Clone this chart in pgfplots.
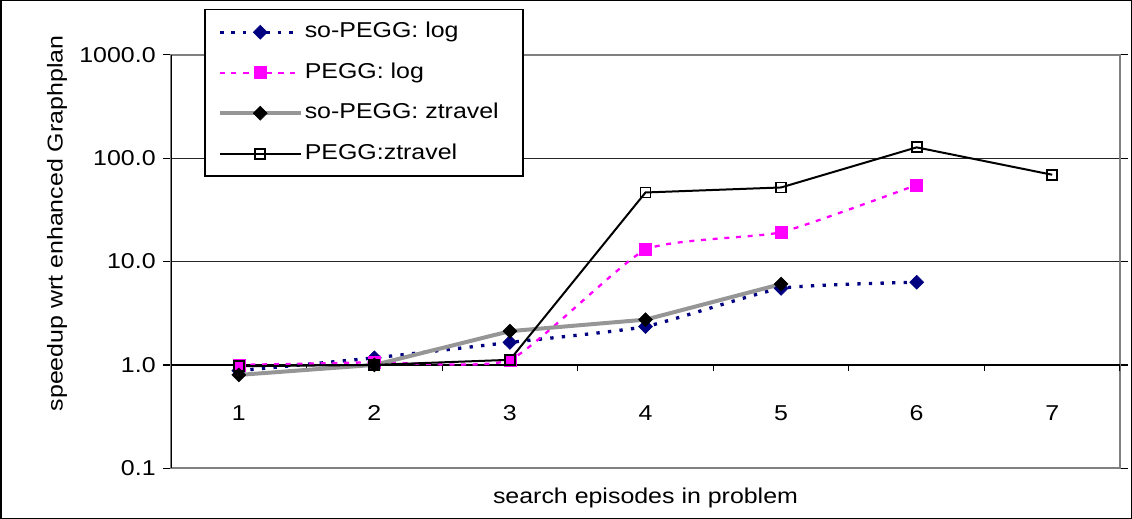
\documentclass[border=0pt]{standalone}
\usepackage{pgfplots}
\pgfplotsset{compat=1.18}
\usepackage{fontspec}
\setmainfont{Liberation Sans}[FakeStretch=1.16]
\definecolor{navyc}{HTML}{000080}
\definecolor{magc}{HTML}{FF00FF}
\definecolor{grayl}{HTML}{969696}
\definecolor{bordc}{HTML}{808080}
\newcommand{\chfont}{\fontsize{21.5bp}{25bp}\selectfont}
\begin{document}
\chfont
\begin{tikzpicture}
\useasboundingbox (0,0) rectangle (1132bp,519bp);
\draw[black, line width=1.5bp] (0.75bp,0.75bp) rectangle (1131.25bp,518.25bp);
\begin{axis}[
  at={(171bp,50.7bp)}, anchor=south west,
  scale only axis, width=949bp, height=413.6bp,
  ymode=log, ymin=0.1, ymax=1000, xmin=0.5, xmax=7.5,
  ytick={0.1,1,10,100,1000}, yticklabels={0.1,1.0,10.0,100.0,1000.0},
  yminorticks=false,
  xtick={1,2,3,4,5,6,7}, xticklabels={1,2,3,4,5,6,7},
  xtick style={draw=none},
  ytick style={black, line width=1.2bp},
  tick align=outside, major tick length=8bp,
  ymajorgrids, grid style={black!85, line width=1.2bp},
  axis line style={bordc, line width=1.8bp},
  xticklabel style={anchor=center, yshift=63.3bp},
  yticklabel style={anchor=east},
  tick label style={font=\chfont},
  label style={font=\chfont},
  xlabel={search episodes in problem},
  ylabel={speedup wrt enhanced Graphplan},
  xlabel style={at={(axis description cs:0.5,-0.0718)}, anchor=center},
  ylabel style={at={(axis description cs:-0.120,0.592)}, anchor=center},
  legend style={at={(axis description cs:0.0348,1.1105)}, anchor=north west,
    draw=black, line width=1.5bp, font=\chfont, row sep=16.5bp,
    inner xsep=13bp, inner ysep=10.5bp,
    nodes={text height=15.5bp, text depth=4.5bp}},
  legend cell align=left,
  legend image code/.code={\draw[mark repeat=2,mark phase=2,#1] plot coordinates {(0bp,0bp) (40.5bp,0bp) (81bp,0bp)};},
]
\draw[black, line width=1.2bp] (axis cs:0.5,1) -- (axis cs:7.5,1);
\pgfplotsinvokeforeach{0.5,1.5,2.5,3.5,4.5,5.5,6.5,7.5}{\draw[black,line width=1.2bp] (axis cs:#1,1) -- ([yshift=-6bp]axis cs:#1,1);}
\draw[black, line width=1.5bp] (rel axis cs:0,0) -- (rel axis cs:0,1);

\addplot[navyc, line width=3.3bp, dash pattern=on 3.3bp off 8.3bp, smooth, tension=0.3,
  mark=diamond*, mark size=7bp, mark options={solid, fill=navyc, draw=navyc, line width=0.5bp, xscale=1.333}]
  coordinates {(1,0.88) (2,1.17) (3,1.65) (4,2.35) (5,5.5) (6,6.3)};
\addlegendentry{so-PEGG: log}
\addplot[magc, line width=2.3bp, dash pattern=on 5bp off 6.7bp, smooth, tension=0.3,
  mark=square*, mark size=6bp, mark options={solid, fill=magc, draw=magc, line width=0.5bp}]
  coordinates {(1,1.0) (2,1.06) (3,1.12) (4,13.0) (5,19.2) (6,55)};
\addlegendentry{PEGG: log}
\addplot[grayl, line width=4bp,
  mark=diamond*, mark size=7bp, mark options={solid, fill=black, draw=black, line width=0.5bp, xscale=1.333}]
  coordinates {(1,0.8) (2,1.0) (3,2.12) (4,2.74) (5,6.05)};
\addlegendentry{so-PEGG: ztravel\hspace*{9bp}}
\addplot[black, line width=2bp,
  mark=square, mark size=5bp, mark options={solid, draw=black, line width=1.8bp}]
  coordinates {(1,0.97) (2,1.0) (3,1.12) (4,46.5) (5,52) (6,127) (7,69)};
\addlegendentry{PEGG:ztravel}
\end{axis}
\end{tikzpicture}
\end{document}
◆ ◆ ◆ ◆ ◆
Your task is to reproduce all of the material exactly. The pictures stay out.

Clone this chart in pgfplots.
\documentclass[border=0pt]{standalone}
\usepackage{pgfplots}
\pgfplotsset{compat=1.18}
\usepackage{fontspec}
\setmainfont{Liberation Sans}[FakeStretch=1.16]
\definecolor{navyc}{HTML}{000080}
\definecolor{magc}{HTML}{FF00FF}
\definecolor{grayl}{HTML}{969696}
\definecolor{bordc}{HTML}{808080}
\newcommand{\chfont}{\fontsize{21.5bp}{25bp}\selectfont}
\begin{document}
\chfont
\begin{tikzpicture}
\useasboundingbox (0,0) rectangle (1132bp,519bp);
\draw[black, line width=1.5bp] (0.75bp,0.75bp) rectangle (1131.25bp,518.25bp);
\begin{axis}[
  at={(171bp,50.7bp)}, anchor=south west,
  scale only axis, width=949bp, height=413.6bp,
  ymode=log, ymin=0.1, ymax=1000, xmin=0.5, xmax=7.5,
  ytick={0.1,1,10,100,1000}, yticklabels={0.1,1.0,10.0,100.0,1000.0},
  yminorticks=false,
  xtick={1,2,3,4,5,6,7}, xticklabels={1,2,3,4,5,6,7},
  xtick style={draw=none},
  ytick style={black, line width=1.2bp},
  tick align=outside, major tick length=8bp,
  ymajorgrids, grid style={black!85, line width=1.2bp},
  axis line style={bordc, line width=1.8bp},
  xticklabel style={anchor=center, yshift=63.3bp},
  yticklabel style={anchor=east},
  tick label style={font=\chfont},
  label style={font=\chfont},
  xlabel={search episodes in problem},
  ylabel={speedup wrt enhanced Graphplan},
  xlabel style={at={(axis description cs:0.5,-0.0718)}, anchor=center},
  ylabel style={at={(axis description cs:-0.120,0.592)}, anchor=center},
  legend style={at={(axis description cs:0.0348,1.1105)}, anchor=north west,
    draw=black, line width=1.5bp, font=\chfont, row sep=16.5bp,
    inner xsep=13bp, inner ysep=10.5bp,
    nodes={text height=15.5bp, text depth=4.5bp}},
  legend cell align=left,
  legend image code/.code={\draw[mark repeat=2,mark phase=2,#1] plot coordinates {(0bp,0bp) (40.5bp,0bp) (81bp,0bp)};},
]
\draw[black, line width=1.2bp] (axis cs:0.5,1) -- (axis cs:7.5,1);
\pgfplotsinvokeforeach{0.5,1.5,2.5,3.5,4.5,5.5,6.5,7.5}{\draw[black,line width=1.2bp] (axis cs:#1,1) -- ([yshift=-6bp]axis cs:#1,1);}
\draw[black, line width=1.5bp] (rel axis cs:0,0) -- (rel axis cs:0,1);

\addplot[navyc, line width=3.3bp, dash pattern=on 3.3bp off 8.3bp, smooth, tension=0.3,
  mark=diamond*, mark size=7bp, mark options={solid, fill=navyc, draw=navyc, line width=0.5bp, xscale=1.333}]
  coordinates {(1,0.88) (2,1.17) (3,1.65) (4,2.35) (5,5.5) (6,6.3)};
\addlegendentry{so-PEGG: log}
\addplot[magc, line width=2.3bp, dash pattern=on 5bp off 6.7bp, smooth, tension=0.3,
  mark=square*, mark size=6bp, mark options={solid, fill=magc, draw=magc, line width=0.5bp}]
  coordinates {(1,1.0) (2,1.06) (3,1.12) (4,13.0) (5,19.2) (6,55)};
\addlegendentry{PEGG: log}
\addplot[grayl, line width=4bp,
  mark=diamond*, mark size=7bp, mark options={solid, fill=black, draw=black, line width=0.5bp, xscale=1.333}]
  coordinates {(1,0.8) (2,1.0) (3,2.12) (4,2.74) (5,6.05)};
\addlegendentry{so-PEGG: ztravel\hspace*{9bp}}
\addplot[black, line width=2bp,
  mark=square, mark size=5bp, mark options={solid, draw=black, line width=1.8bp}]
  coordinates {(1,0.97) (2,1.0) (3,1.12) (4,46.5) (5,52) (6,127) (7,69)};
\addlegendentry{PEGG:ztravel}
\end{axis}
\end{tikzpicture}
\end{document}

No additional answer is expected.